* BEGIN Task input *
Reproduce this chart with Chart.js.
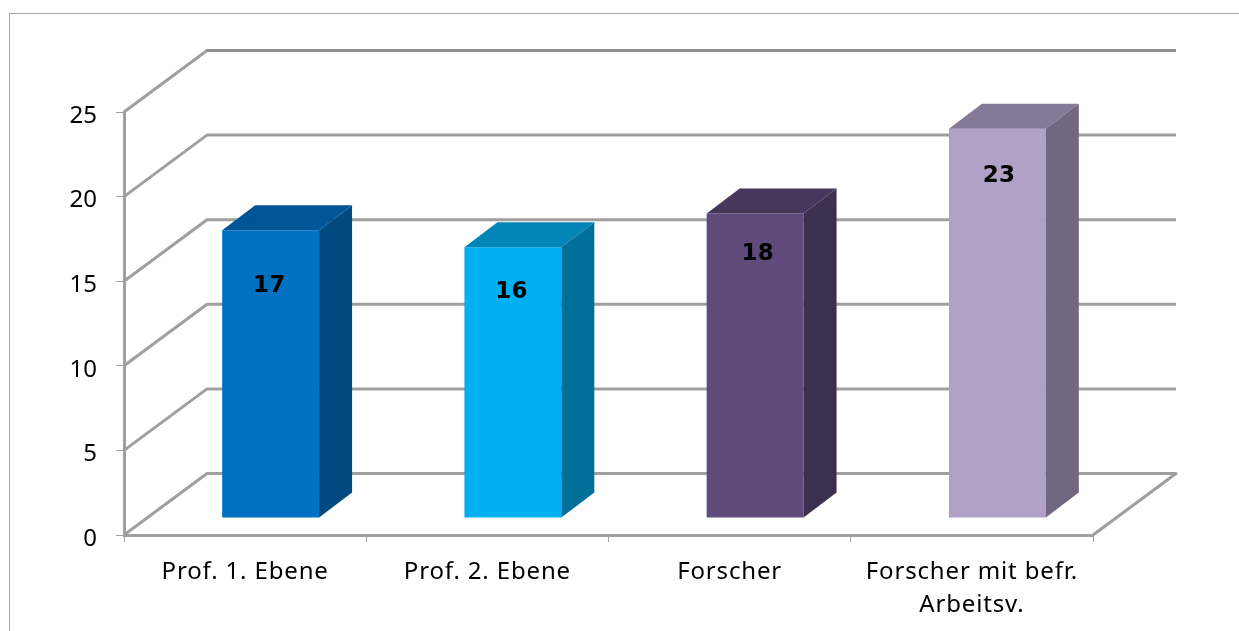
<!DOCTYPE html>
<html>
<head>
<meta charset="utf-8">
<title>Chart</title>
<script src="https://cdn.jsdelivr.net/npm/chart.js@4"></script>
<style>
  html, body { margin: 0; padding: 0; background: #fff; overflow: hidden; }
  #frame { position: absolute; left: 9px; top: 13px; right: 0; bottom: 0; border-left: 1px solid #a6a6a6; border-top: 1px solid #a6a6a6; }
  #wrap { position: absolute; left: 0; top: 0; width: 1239px; height: 631px; }
</style>
</head>
<body>
<div id="frame"></div>
<div id="wrap"><canvas id="chart" width="1239" height="631"></canvas></div>
<script>
const categories = ['Prof. 1. Ebene', 'Prof. 2. Ebene', 'Forscher', ['Forscher mit befr.', 'Arbeitsv.']]
const values = [17, 16, 18, 23]
const yTicks = [0, 5, 10, 15, 20, 25]

const faceColors = ['#0070C0', '#00B0F0', '#604A7B', '#B2A1C7']
const topColors = ['#005596', '#0085B6', '#48375C', '#867997']
const sideColors = ['#004A80', '#00709A', '#3D2F4E', '#716780']

// the labels sit by hand inside the bars in the original
const labelDrop = [56, 45, 41, 47]
const labelShift = [-1.5, -1.5, 2.5, 1.5]

const wallX = 83, wallY = -61.5     // front plane to back wall
const barX = 25.5, barY = -17       // front plane to bar front
const depthX = 33, depthY = -25     // bar depth
const gridColor = '#9f9f9f'

function poly(ctx, pts, color) {
  ctx.fillStyle = color
  ctx.beginPath()
  pts.forEach((p, i) => i ? ctx.lineTo(p[0], p[1]) : ctx.moveTo(p[0], p[1]))
  ctx.closePath()
  ctx.fill()
}

const box3d = {
  id: 'box3d',
  beforeDatasetsDraw(chart) {
    const { ctx, chartArea: a, scales: { y } } = chart
    ctx.save()
    ctx.lineWidth = 3
    ctx.lineJoin = 'round'
    ctx.strokeStyle = gridColor
    yTicks.forEach(t => {
      const py = y.getPixelForValue(t)
      ctx.beginPath()
      ctx.moveTo(a.left, py)
      ctx.lineTo(a.left + wallX, py + wallY)
      ctx.lineTo(a.right + wallX, py + wallY)
      if (t === 0) ctx.lineTo(a.right, py)
      ctx.stroke()
    })
    // top edge of the wall is a little darker
    const topY = y.getPixelForValue(yTicks[yTicks.length - 1]) + wallY
    ctx.strokeStyle = '#909090'
    ctx.beginPath()
    ctx.moveTo(a.left + wallX, topY)
    ctx.lineTo(a.right + wallX, topY)
    ctx.stroke()
    ctx.restore()
    // bars stand a bit behind the axis plane
    ctx.save()
    ctx.translate(barX, barY)
  },
  afterDatasetsDraw(chart) {
    const { ctx } = chart
    chart.getDatasetMeta(0).data.forEach((bar, i) => {
      const l = bar.x - bar.width / 2, r = bar.x + bar.width / 2
      const t = bar.y, b = bar.base
      poly(ctx, [[l, t], [r, t], [r + depthX, t + depthY], [l + depthX, t + depthY]], topColors[i])
      poly(ctx, [[r, t], [r + depthX, t + depthY], [r + depthX, b + depthY], [r, b]], sideColors[i])
      ctx.fillStyle = '#000'
      ctx.font = 'bold 23px "DejaVu Sans"'
      ctx.textAlign = 'center'
      ctx.textBaseline = 'middle'
      ctx.fillText(values[i], bar.x + labelShift[i], t + labelDrop[i])
    })
    ctx.restore()
    // category labels come after this (z 1) and are wider in the original
    ctx.letterSpacing = '0.85px'
  }
}

new Chart(document.getElementById('chart'), {
  type: 'bar',
  data: {
    labels: categories,
    datasets: [{
      data: values,
      backgroundColor: faceColors,
      borderWidth: 0,
      categoryPercentage: 1,
      barPercentage: 0.4,
      clip: false
    }]
  },
  plugins: [box3d],
  options: {
    responsive: false,
    animation: false,
    layout: {
      autoPadding: false,
      padding: { left: 0, top: 112, right: 146, bottom: 0 }
    },
    plugins: { legend: { display: false }, tooltip: { enabled: false } },
    scales: {
      x: {
        afterFit(scale) { scale.height = 96 },
        border: { color: gridColor, width: 3 },
        grid: { drawOnChartArea: false, color: gridColor, tickLength: 7, tickWidth: 1 },
        ticks: {
          z: 1,
          color: '#000',
          maxRotation: 0,
          padding: 14,
          font: { family: '"Noto Sans"', size: 24, lineHeight: 1.36 }
        }
      },
      y: {
        min: 0,
        max: 25,
        afterFit(scale) { scale.width = 124 },
        afterBuildTicks(scale) { scale.ticks = yTicks.map(v => ({ value: v })) },
        border: { color: gridColor, width: 3 },
        grid: { drawOnChartArea: false, color: gridColor, tickLength: 8, tickWidth: 1 },
        ticks: {
          color: '#000',
          padding: 19,
          labelOffset: 4,
          font: { family: '"Noto Sans"', size: 24 }
        }
      }
    }
  }
})
</script>
</body>
</html>
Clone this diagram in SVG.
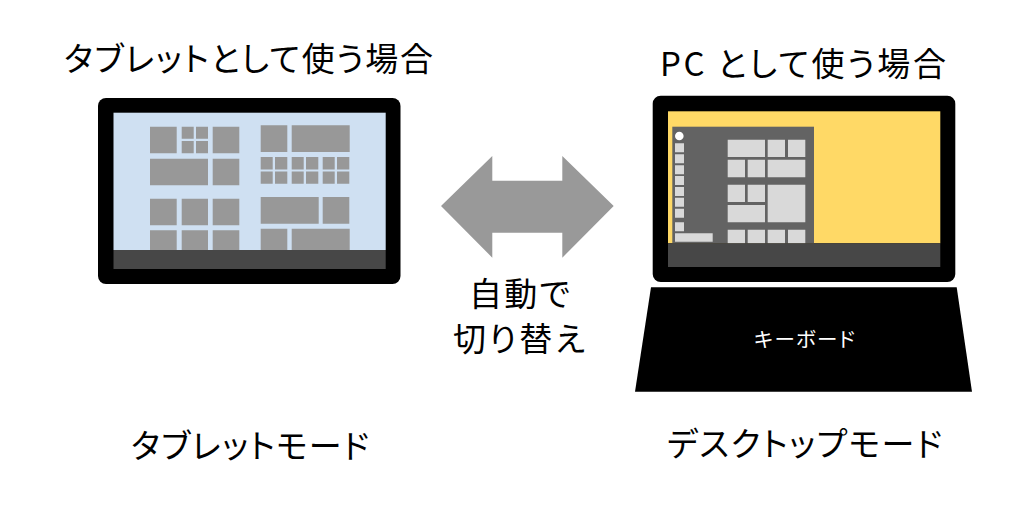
<svg xmlns="http://www.w3.org/2000/svg" width="1024" height="520" viewBox="0 0 1024 520">
<style>
text{font-family:"Noto Sans CJK JP","Liberation Sans",sans-serif;fill:#000;font-size:33px;font-feature-settings:"palt"}
.f{fill:#000}
.t{fill:#989898}
.d{fill:#d9d9d9}
.b{fill:#474747}
</style>
<rect width="1024" height="520" fill="#fff"/>
<text x="64" y="71" textLength="369" lengthAdjust="spacing">タブレットとして使う場合</text>
<text x="660" y="76" textLength="286" lengthAdjust="spacing">PC として使う場合</text>
<text x="131" y="458" textLength="238" lengthAdjust="spacing">タブレットモード</text>
<text x="667" y="456" textLength="275" lengthAdjust="spacing">デスクトップモード</text>
<g id="tablet">
<rect class="f" x="98" y="98" width="302.500" height="186" rx="8"/>
<rect x="113.500" y="112.700" width="272.200" height="137.300" fill="#cfe0f2"/>
<path class="t" d="M150 126.700h26.700v26.600H150zM181.700 126.700h12v12h-12zM196 126.700h12v12h-12zM181.700 141h12v12.300h-12zM196 141h12v12.300h-12zM212.700 126.700h26.600v26.600h-26.600zM150 158.700h58v26.600h-58zM212.700 158.700h26.600v26.600h-26.600zM150 198.700h26.700v26.600H150zM181.700 198.700h26.300v26.600h-26.300zM212.700 198.700h26.600v26.600h-26.600zM150 230.300h26.700V250H150zM181.700 230.300h26.300V250h-26.300zM212.700 230.300h26.600V250h-26.600z"/>
<path class="t" d="M260.700 125.300h26.600V152h-26.600zM291.700 125.300h58V152h-58zM260.700 157h12v12.500h-12zM275 157h12.300v12.500H275zM260.700 171.500h12v12.200h-12zM275 171.500h12.300v12.200H275zM291.700 157h12v12.500h-12zM306 157h12.300v12.500H306zM291.700 171.500h12v12.200h-12zM306 171.500h12.300v12.200H306zM322.700 157h12v12.500h-12zM337 157h12.300v12.500H337zM322.700 171.500h12v12.200h-12zM337 171.500h12.300v12.200H337zM260.700 197h58v26.700h-58zM322.700 197h26.600v26.700h-26.600zM260.700 228.700h26.600V250h-26.600zM291.700 228.700h58V250h-58z"/>
<rect class="b" x="113.500" y="250" width="272.200" height="19"/>
</g>
<g id="laptop">
<rect class="f" x="652.700" y="95.700" width="302.600" height="186.300" rx="8"/>
<rect x="668" y="111.300" width="272.300" height="132" fill="#ffd966"/>
<rect x="672.300" y="126.700" width="141.700" height="116.600" fill="#636363"/>
<circle cx="679.300" cy="136" r="4.300" fill="#fff"/>
<path class="d" d="M675 143.300h9v9h-9zM675 154.300h9v9h-9zM675 165.300h9v9h-9zM675 176h9v9h-9zM675 187h9v9h-9zM675 197.700h9v9h-9zM675 208.700h9v9h-9zM675 222.300h9v9h-9zM675 233.300h37.700v8.400H675z"/>
<path class="d" d="M727.700 139.700H765V157h-37.300zM767.700 139.700H785V157h-17.300zM788 139.700h17.300V157H788zM727.700 159.700H745v17.600h-17.300zM747.700 159.700H765v17.600h-17.300zM767.700 159.700h37.600v17.600h-37.600zM727.700 184.700H745V202h-17.300zM747.700 184.700H765V202h-17.300zM767.700 184.700h37.600v37.600h-37.600zM727.700 205H765v17.300h-37.300zM727.700 229.700H745v13.600h-17.300zM747.700 229.700H765v13.600h-17.300zM767.700 229.700H785v13.600h-17.300zM788 229.700h17.300v13.600H788z"/>
<rect class="b" x="668" y="243.300" width="272.300" height="23.700"/>
</g>
<g id="keyboard">
<path class="f" d="M651 287.300H956.700L972 391.700H635Z"/>
<text x="754" y="347" textLength="101" lengthAdjust="spacing" style="fill:#fff;font-size:20.500px">キーボード</text>
</g>
<g id="connectors">
<path d="M441 206L492.300 156V180.700H562.300V156L613.700 206L562.300 257.700V232.700H492.300V257.700Z" fill="#999"/>
<text x="469" y="306" textLength="101" lengthAdjust="spacing">自動で</text>
<text x="453" y="351" textLength="132" lengthAdjust="spacing">切り替え</text>
</g>
</svg>
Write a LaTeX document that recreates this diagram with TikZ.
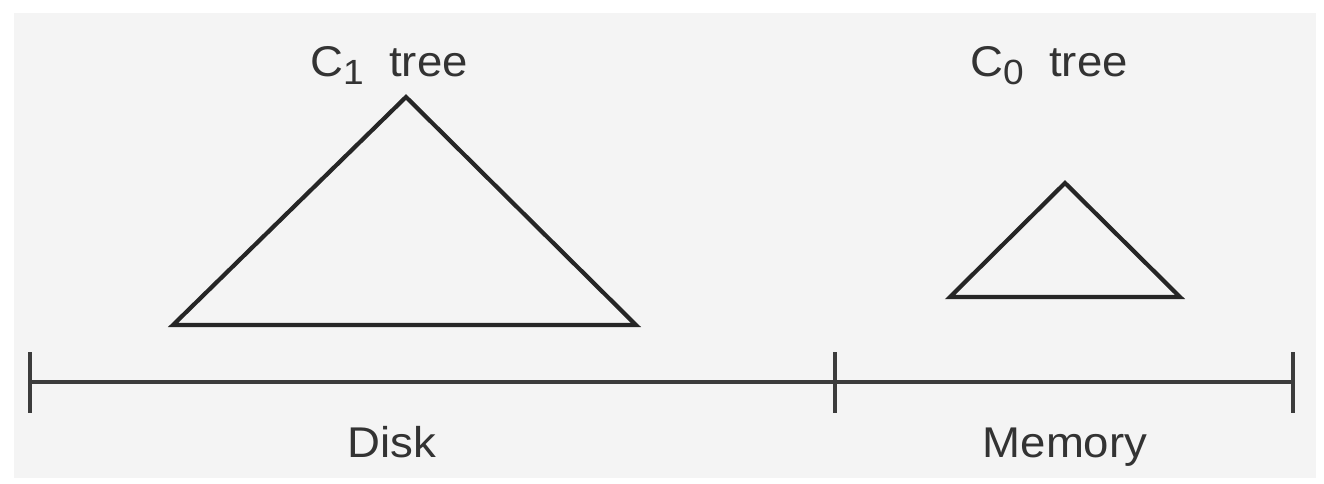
\documentclass[tikz,border=0pt]{standalone}
\usepackage{fontspec}
\setmainfont[FakeStretch=1.06]{Liberation Sans}
\definecolor{bggray}{HTML}{F4F4F4}
\definecolor{inkc}{HTML}{262626}
\definecolor{txtc}{HTML}{333333}
\newcommand{\lbl}{\fontsize{43}{50}\selectfont}
\newcommand{\sub}[1]{\raisebox{-8pt}{\fontsize{35}{40}\selectfont #1}}
\begin{document}
\begin{tikzpicture}[x=1pt,y=-1pt,
  tri/.style={draw=inkc,line width=4.2pt,line join=miter},
  axis/.style={draw=inkc!90,line width=3.2pt},
  tick/.style={draw=inkc!90,line width=3.2pt},
  txt/.style={inner sep=0pt,anchor=base,text=txtc,font=\lbl}]
\useasboundingbox (0,0) rectangle (1324,484);
\fill[white] (0,0) rectangle (1324,484);
\fill[bggray] (14,13) rectangle (1316,478);
% big triangle
\coordinate (a1) at (406,97);
\coordinate (b1) at (173,325);
\coordinate (c1) at (636,325);
\draw[tri] (a1) -- (b1) -- (c1) -- cycle;
% small triangle
\coordinate (a0) at (1065,183);
\coordinate (b0) at (950,297);
\coordinate (c0) at (1180,297);
\draw[tri] (a0) -- (b0) -- (c0) -- cycle;
% axis
\coordinate (l) at (30,382);
\coordinate (m) at (835,382);
\coordinate (r) at (1293,382);
\draw[axis] (l) -- (r);
\draw[tick] (30,352) -- (30,413);
\draw[tick] (835,352) -- (835,413);
\draw[tick] (1293,352) -- (1293,413);
% labels
\node[txt] (t1) at (389,77) {C\sub{1}\ \ tree};
\node[txt] (t0) at (1049,77) {C\sub{0}\ \ tree};
\node[txt] (disk) at (392,457) {Disk};
\node[txt] (mem) at (1065,457) {Memory};
\end{tikzpicture}
\end{document}
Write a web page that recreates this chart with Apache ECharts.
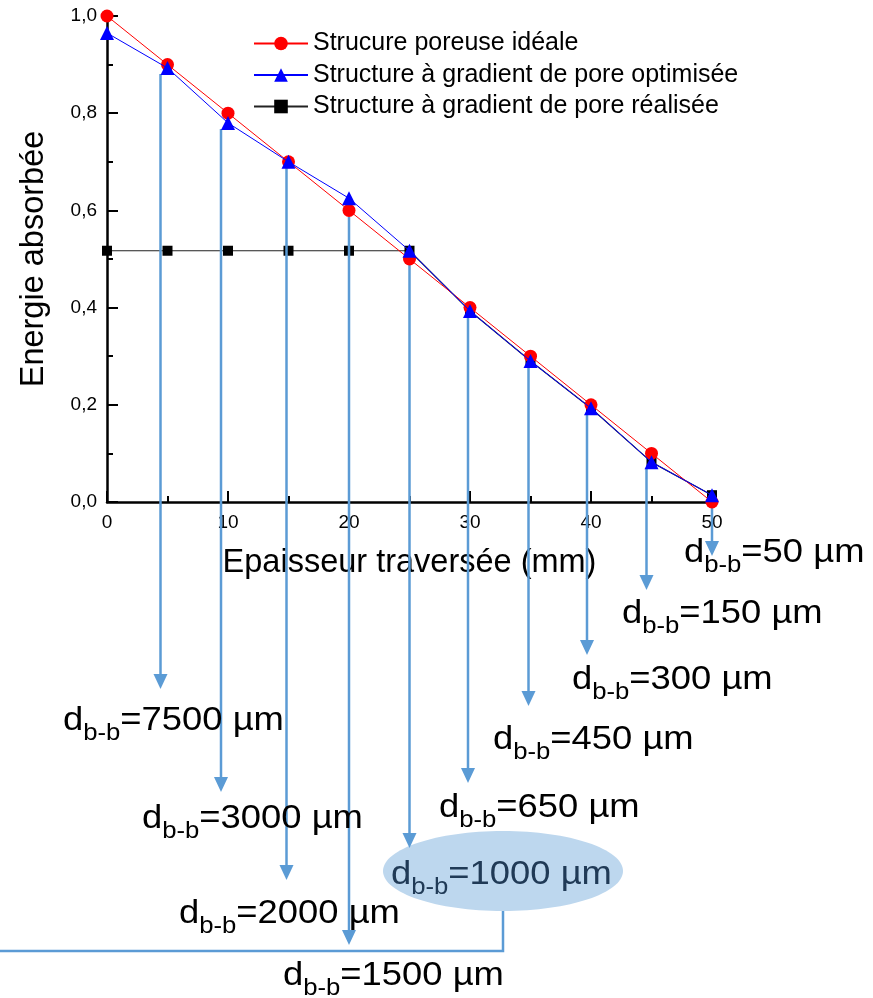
* END Task input *
## [Exercise task]
Without the pictures, please reproduce each line of the listing above exactly, from the first one through the line bearing "const sideColors = ['#004A80', '#00709A', '#3D2F4E', '#716780']".

## [Exercise answer]
Reproduce this chart with Chart.js.
<!DOCTYPE html>
<html>
<head>
<meta charset="utf-8">
<title>Chart</title>
<script src="https://cdn.jsdelivr.net/npm/chart.js@4"></script>
<style>
  html, body { margin: 0; padding: 0; background: #fff; overflow: hidden; }
  #frame { position: absolute; left: 9px; top: 13px; right: 0; bottom: 0; border-left: 1px solid #a6a6a6; border-top: 1px solid #a6a6a6; }
  #wrap { position: absolute; left: 0; top: 0; width: 1239px; height: 631px; }
</style>
</head>
<body>
<div id="frame"></div>
<div id="wrap"><canvas id="chart" width="1239" height="631"></canvas></div>
<script>
const categories = ['Prof. 1. Ebene', 'Prof. 2. Ebene', 'Forscher', ['Forscher mit befr.', 'Arbeitsv.']]
const values = [17, 16, 18, 23]
const yTicks = [0, 5, 10, 15, 20, 25]

const faceColors = ['#0070C0', '#00B0F0', '#604A7B', '#B2A1C7']
const topColors = ['#005596', '#0085B6', '#48375C', '#867997']
const sideColors = ['#004A80', '#00709A', '#3D2F4E', '#716780']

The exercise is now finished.